Usually, OpenCV is used for computer vision applications. The friends who are familiar with computer vision must know how important is the linear algebra for computer vision, specially the matrix operations. As we know, by C++ programming, the assit about matrix calculation is always scarce. We are able to use array or vector data types to handle the matrix operation but at any rate it is not a efficient and intuitive method. But luckily with OpenCV library we are in the position to do the most of matrix calculations like adding matrix, getting the dimension or size of a matrix and so on. Here is a short introduction of some relevant matrix operations in OpenCV. Today I will give an example of how to calculata a SVD(singular value decomposision) of a matrix.

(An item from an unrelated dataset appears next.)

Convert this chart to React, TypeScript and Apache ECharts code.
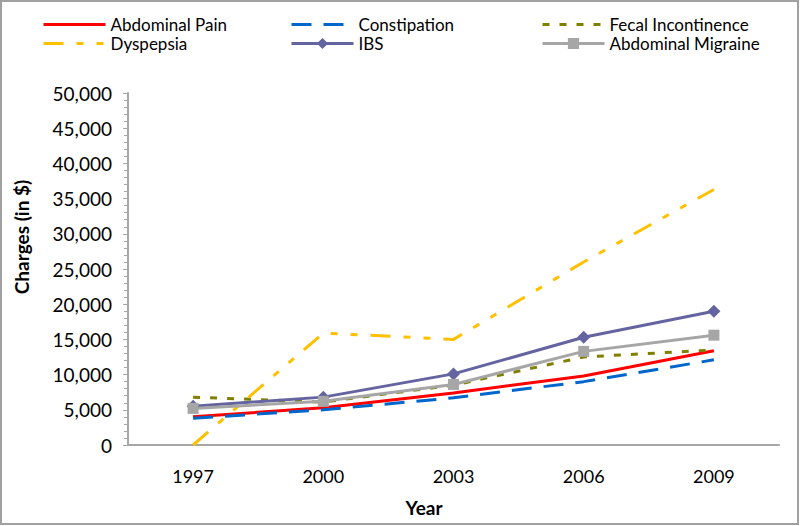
import React, { useEffect, useRef } from "react";
import * as echarts from "echarts";

const years = ["1997", "2000", "2003", "2006", "2009"];
const abdominalPain = [4000, 5300, 7400, 9800, 13400];
const constipation = [3800, 5000, 6700, 9000, 12100];
const fecalIncontinence = [6800, 6100, 8500, 12500, 13500];
const dyspepsia = [0, 15900, 15000, 26000, 36300];
const ibs = [5500, 6800, 10100, 15300, 19000];
const abdominalMigraine = [5200, 6200, 8600, 13300, 15600];

const FONT = "Lato";

export default function App() {
  const ref = useRef<HTMLDivElement>(null);
  useEffect(() => {
    document.body.style.margin = "0";
    const chart = echarts.init(ref.current!, null, { renderer: "svg" });
    const legendPos = [
      { name: "Abdominal Pain", left: 42, top: 16, color: "#ff0000", marker: false, dash: "solid" as any },
      { name: "Constipation", left: 290, top: 16, color: "#0066cc", marker: false, dash: [20, 12] },
      { name: "Fecal Incontinence", left: 541, top: 16, color: "#808000", marker: false, dash: [7, 10] },
      { name: "Dyspepsia", left: 42, top: 35, color: "#ffc000", marker: false, dash: [20, 13, 7, 13, 7, 13] },
      { name: "IBS", left: 290, top: 35, color: "#6464a0", marker: true, dash: "solid" as any },
      { name: "Abdominal Migraine", left: 541, top: 35, color: "#a6a6a6", marker: true, dash: "solid" as any },
    ];
    chart.setOption({
      animation: false,
      backgroundColor: "#ffffff",
      grid: { left: 128, right: 21, top: 93, bottom: 81, containLabel: false },
      legend: legendPos.map((l) => ({
        data: [l.name],
        left: l.left,
        top: l.top,
        padding: 0,
        itemWidth: 62,
        itemHeight: 14,
        itemStyle: l.marker ? { color: l.color, opacity: 1 } : { color: l.color, opacity: 0 },
        lineStyle: { color: l.color, width: 3, type: l.dash, opacity: 1 },
        textStyle: { fontFamily: FONT, fontSize: 17, color: "#000" },
      })),
      xAxis: {
        type: "category",
        data: years,
        boundaryGap: true,
        axisLine: { lineStyle: { color: "#a6a6a6", width: 2 } },
        axisTick: { show: false },
        axisLabel: { fontFamily: FONT, fontSize: 18, color: "#000", margin: 22 },
      },
      yAxis: {
        type: "value",
        min: 0,
        max: 50000,
        interval: 5000,
        axisLine: { show: true, lineStyle: { color: "#a6a6a6", width: 2 } },
        axisTick: { show: true, length: 5, lineStyle: { color: "#a6a6a6", width: 1 } },
        minorTick: { show: true, splitNumber: 5, length: 4, lineStyle: { color: "#a6a6a6", width: 1 } },
        splitLine: { show: false },
        axisLabel: {
          fontFamily: FONT,
          fontSize: 19,
          color: "#000",
          margin: 16,
          formatter: (v: number) => v.toLocaleString("en-US"),
        },
      },
      graphic: [
        {
          type: "rect",
          shape: { x: 1, y: 1, width: 797, height: 523 },
          style: { fill: "none", stroke: "#a0a0a0", lineWidth: 2 },
          silent: true,
        },
        {
          type: "text",
          x: 21,
          y: 237,
          rotation: Math.PI / 2,
          style: {
            text: "Charges (in $)",
            fontFamily: FONT,
            fontSize: 19,
            fontWeight: "bold",
            fill: "#000",
            align: "center",
            verticalAlign: "middle",
          },
        },
        {
          type: "text",
          x: 424,
          y: 507,
          style: {
            text: "Year",
            fontFamily: FONT,
            fontSize: 19,
            fontWeight: "bold",
            fill: "#000",
            align: "center",
            verticalAlign: "middle",
          },
        },
      ],
      series: [
        {
          name: "Abdominal Pain",
          type: "line",
          data: abdominalPain,
          symbol: "none",
          color: "#ff0000",
          lineStyle: { color: "#ff0000", width: 3 },
        },
        {
          name: "Constipation",
          type: "line",
          data: constipation,
          symbol: "none",
          color: "#0066cc",
          lineStyle: { color: "#0066cc", width: 3, type: [20, 12] },
        },
        {
          name: "Fecal Incontinence",
          type: "line",
          data: fecalIncontinence,
          symbol: "none",
          color: "#808000",
          lineStyle: { color: "#808000", width: 3, type: [7, 10] },
        },
        {
          name: "Dyspepsia",
          type: "line",
          data: dyspepsia,
          symbol: "none",
          color: "#ffc000",
          lineStyle: { color: "#ffc000", width: 3, type: [20, 13, 7, 13, 7, 13] },
        },
        {
          name: "IBS",
          type: "line",
          data: ibs,
          symbol: "diamond",
          symbolSize: 13,
          color: "#6464a0",
          itemStyle: { color: "#6464a0" },
          lineStyle: { color: "#6464a0", width: 3 },
        },
        {
          name: "Abdominal Migraine",
          type: "line",
          data: abdominalMigraine,
          symbol: "rect",
          symbolSize: 11,
          color: "#a6a6a6",
          itemStyle: { color: "#a6a6a6" },
          lineStyle: { color: "#a6a6a6", width: 3 },
        },
      ],
    });
    return () => chart.dispose();
  }, []);
  return <div ref={ref} style={{ width: 800, height: 526 }} />;
}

In linear algebra, SVD operation is used very commonly, like to achieve the pseudoinverse of a matrix, solving homogeneous linear operations and so forth. Before I have mentioned how to achieve a real rotation matrix with the help of SVD. And as I know lots of 3D pose estimation algorithms are based on the SVD calculations. Without the help of OpenCV library if we just implement it in C++ by ourselves it could be a large work. But just apply the function cvSVD(), everything will be solved. Here the example is about how to modify a matrix into a rotation matirx. The theory is descibed in the previous article(link above), and the C++ codes are written as follows:

#include "cv.h"
#include <stdio.h>
void main()
{
CvMat* mat = cvCreateMat(3,3,CV_32FC1);
cvZero(mat);

CV_MAT_ELEM( *mat, float, 0, 0 ) = 0.23839f;
CV_MAT_ELEM( *mat, float, 0, 1 ) = 0.957069f;
CV_MAT_ELEM( *mat, float, 0, 2 ) = 0.16489f;
CV_MAT_ELEM( *mat, float, 1, 0 ) = -0.101391f;
CV_MAT_ELEM( *mat, float, 1, 1 ) = 0.934907f;
CV_MAT_ELEM( *mat, float, 1, 2 ) = 0.340102f;
CV_MAT_ELEM( *mat, float, 2, 0 ) = 0.171344f;
CV_MAT_ELEM( *mat, float, 2, 1 ) = -0.0977953f;
CV_MAT_ELEM( *mat, float, 2, 2 ) = 0.31991f;

CvMat* U  = cvCreateMat(3,3,CV_32FC1);
CvMat* D  = cvCreateMat(3,3,CV_32FC1);
CvMat* V  = cvCreateMat(3,3,CV_32FC1);
CvMat* Result  = cvCreateMat(3,3,CV_32FC1);
cvSVD(mat, D, U, V, CV_SVD_V_T); // A = U D V^T
cvMatMul(U,V,Result);

float element1 = CV_MAT_ELEM(*Result,float,0,0);
printf("%f\n",element1);
float element2 = CV_MAT_ELEM(*Result,float,0,1);
printf("%f\n",element2);
float element3 = CV_MAT_ELEM(*Result,float,0,2);
printf("%f\n",element3);
float element4 = CV_MAT_ELEM(*Result,float,1,0);
printf("%f\n",element4);
float element5 = CV_MAT_ELEM(*Result,float,1,1);
printf("%f\n",element5);
float element6 = CV_MAT_ELEM(*Result,float,1,2);
printf("%f\n",element6);
float element7 = CV_MAT_ELEM(*Result,float,2,0);
printf("%f\n",element7);
float element8 = CV_MAT_ELEM(*Result,float,2,1);
printf("%f\n",element8);
float element9 = CV_MAT_ELEM(*Result,float,2,2);
printf("%f\n",element9);
}

Here in the codes there are several things which should be paid more attention:

cvMat* cvCreateMat(int rows, int cols, int type) is used to create a new two-dimensional matrix whereat the cvMat is a structure of a matrix data type, whose definition is carried out as follows:

typedef struct CvMat
{
   int type;
   int step;

   /* for internal use only */
   int* refcount;
   int hdr_refcount;

   union
   {
       uchar* ptr;
       short* s;
       int* i;
       float* fl;
       double* db;
   } data;

Actually it is just one of the ways to create a matrix, but applied commenly. The way to access a data in the matrix is also various, here I used the easy method with CV_MAT_ELEM() macro. This macro takes the matrix, the type of element to be retrieved, and the row and column numbers and then returns the element. cvSDV() is of course used to apply the SVD operation with the mark CV_SVD_V_T implied the output v is actually the transpose of v. Finally with the cvMatMul() for the multiplication of U and V the rotation matrix Result is obtained. The code is available here.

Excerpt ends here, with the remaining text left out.